Taking the supremum in \(k\), \(\mathfrak s \div \mathfrak t \ge \mathfrak w \) and

$$\begin{aligned} \mathfrak s =(\mathfrak s \div \mathfrak t ):\mathfrak t \ge \mathfrak w :\mathfrak t \ge \sup \limits _{k\in \mathbb N }(\mathfrak w _k:\mathfrak t )=\mathfrak s . \end{aligned}$$

Consequently,

$$\begin{aligned} \sup \limits _{k\in \mathbb N }(\mathfrak w _k:\mathfrak t )=\left( \,\sup \limits _{n\in \mathbb N }\mathfrak w _k\right) :\mathfrak t =\mathfrak w :\mathfrak t . \end{aligned}$$

It remains only to show that \(\sup \nolimits _{k\in \mathbb N }\mathbf D _\mathfrak{w _k}\mathfrak t =\mathbf{D }_\mathfrak{w }\mathfrak{t }\). Observe first that the sequence \((n\mathfrak w _k)_{k\in \mathbb N }\) is also monotonically nondecreasing, \(\sup \nolimits _{k\in \mathbb N }n\mathfrak w _k=n\mathfrak w \), and \(n\mathfrak w \le n\alpha \mathfrak t \). Consequently, we can take the supremum in \(k\):

$$\begin{aligned} \sup \limits _{k\in \mathbb N }\mathbf D _\mathfrak{w _k}\mathfrak t =\sup \limits _{k\in \mathbb N }\left( \,\sup \limits _{n\in \mathbb N }\mathfrak t :n\mathfrak w _k\right) \ge \mathfrak t :n\mathfrak w _k \Rightarrow \sup \limits _{k\in \mathbb N }\mathbf D _\mathfrak{w _k}\mathfrak t \ge \mathfrak t :n\mathfrak w . \end{aligned}$$

This gives immediately that \(\sup _{k\in \mathbb N }\mathbf D _\mathfrak{w _k}\mathfrak t \ge \mathbf{D }_\mathfrak{w }\mathfrak{t }\). Since the inequality \(\mathfrak w _k\le \mathfrak w \) implies

$$\begin{aligned} \mathbf D _\mathfrak{w _k}\mathfrak t \le \mathbf{D }_\mathfrak{w }\mathfrak{t }\end{aligned}$$

for all \(k\in \mathbb N \), the proof is complete. \(\square \)

Corollary 1

Let \(\mathfrak t \) and \(\mathfrak w \) be nonnegative sesquilinear forms on the complex linear space \(\mathfrak D \).
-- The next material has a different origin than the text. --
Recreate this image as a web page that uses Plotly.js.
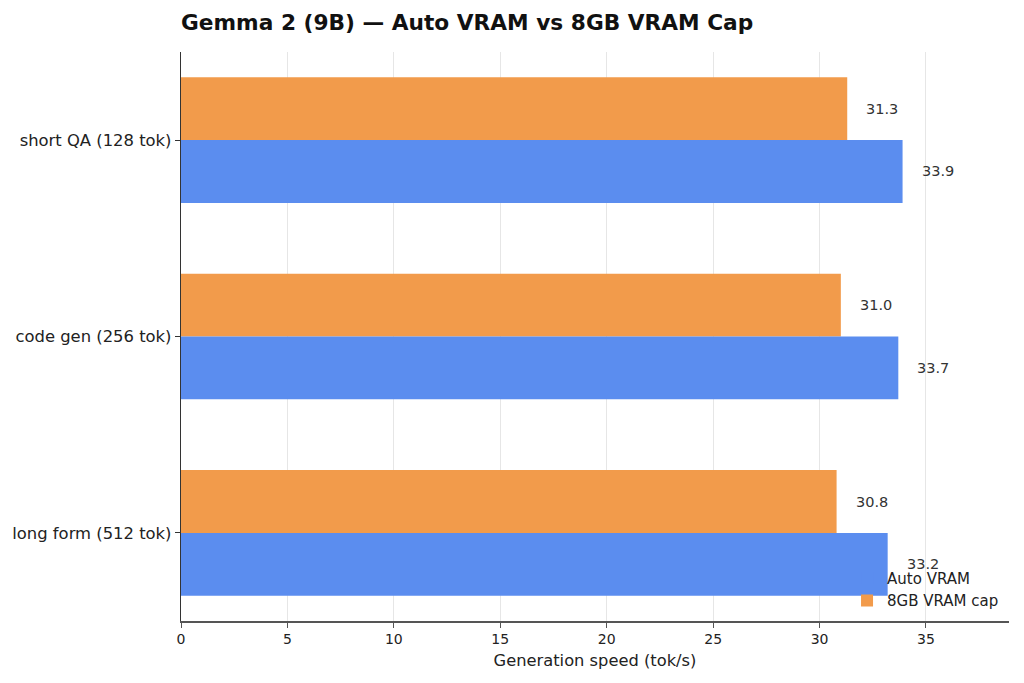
<!DOCTYPE html>
<html>
<head>
<meta charset="utf-8">
<script src="https://cdn.plot.ly/plotly-3.0.1.min.js"></script>
<style>
  html, body { margin: 0; padding: 0; background: #fff; }
  #chart { width: 1024px; height: 683px; }
</style>
</head>
<body>
<div id="chart"></div>
<script>
// workloads, top to bottom
const categories = ['short QA (128 tok)', 'code gen (256 tok)', 'long form (512 tok)'];
const autoVram = [33.9, 33.7, 33.2];
const capVram = [31.3, 31.0, 30.8];
const xTicks = [0, 5, 10, 15, 20, 25, 30, 35];

const font = 'DejaVu Sans, sans-serif';

// orange first so it sits on top of each group (y axis is reversed)
const traceCap = {
  type: 'bar', orientation: 'h',
  name: '8GB VRAM cap',
  y: categories, x: capVram,
  marker: { color: '#f29b4b' },
  hoverinfo: 'x'
};
const traceAuto = {
  type: 'bar', orientation: 'h',
  name: 'Auto VRAM',
  y: categories, x: autoVram,
  marker: { color: '#5b8def' },
  hoverinfo: 'x'
};

// value labels just right of each bar end
const annotations = [];
categories.forEach(function (c, i) {
  [[capVram, -0.16], [autoVram, 0.16]].forEach(function (pair) {
    const v = pair[0][i];
    annotations.push({
      x: v, y: i + pair[1], xref: 'x', yref: 'y',
      text: v.toFixed(1), showarrow: false,
      xanchor: 'left', xshift: 17,
      font: { family: font, size: 14.5, color: '#333' }
    });
  });
});

const layout = {
  width: 1024, height: 683,
  margin: { l: 181, r: 15, t: 52, b: 62 },
  paper_bgcolor: '#fff', plot_bgcolor: '#fff',
  barmode: 'group', bargap: 0.36, bargroupgap: 0,
  font: { family: font, size: 14, color: '#222' },
  title: {
    text: '<b>Gemma 2 (9B) — Auto VRAM vs 8GB VRAM Cap</b>',
    x: 0, xref: 'paper', xanchor: 'left',
    y: 0.967, yref: 'container', yanchor: 'middle',
    font: { family: font, size: 21.7, color: '#111' }
  },
  xaxis: {
    range: [0, 38.9],
    tickvals: xTicks,
    ticks: 'outside', ticklen: 5, tickcolor: '#555',
    showgrid: true, gridcolor: '#e6e6e6', gridwidth: 1,
    showline: true, linecolor: '#555', linewidth: 1.5,
    zeroline: false,
    tickfont: { family: font, size: 14, color: '#222' },
    title: { text: 'Generation speed (tok/s)', standoff: 8,
             font: { family: font, size: 16.3, color: '#222' } }
  },
  yaxis: {
    type: 'category',
    range: [2.448, -0.448],
    ticks: 'outside', ticklen: 5, tickcolor: '#333',
    showgrid: false,
    showline: true, linecolor: '#333', linewidth: 1.2,
    zeroline: false,
    tickfont: { family: font, size: 16.4, color: '#222' }
  },
  legend: {
    x: 0.994, xanchor: 'right', xref: 'paper',
    y: 0.104, yanchor: 'top',
    traceorder: 'reversed',
    tracegroupgap: 0,
    bgcolor: 'rgba(0,0,0,0)',
    font: { family: font, size: 15, color: '#222' },
    itemwidth: 30
  },
  showlegend: true,
  annotations: annotations
};

Plotly.newPlot('chart', [traceCap, traceAuto], layout, { displayModeBar: false, staticPlot: true });
</script>
</body>
</html>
Then

$$\begin{aligned} \mathbf{D }_\mathfrak{w }\mathfrak{t }=\mathbf D _{\mathbf{D }_\mathfrak{w }\mathfrak{t }}\mathfrak{t }, \end{aligned}$$

i.e., \(\mathbf{D }_\mathfrak{w }\mathfrak{t }\) is a \(\mathfrak t \)-quasi-unit for all \(\mathfrak w \).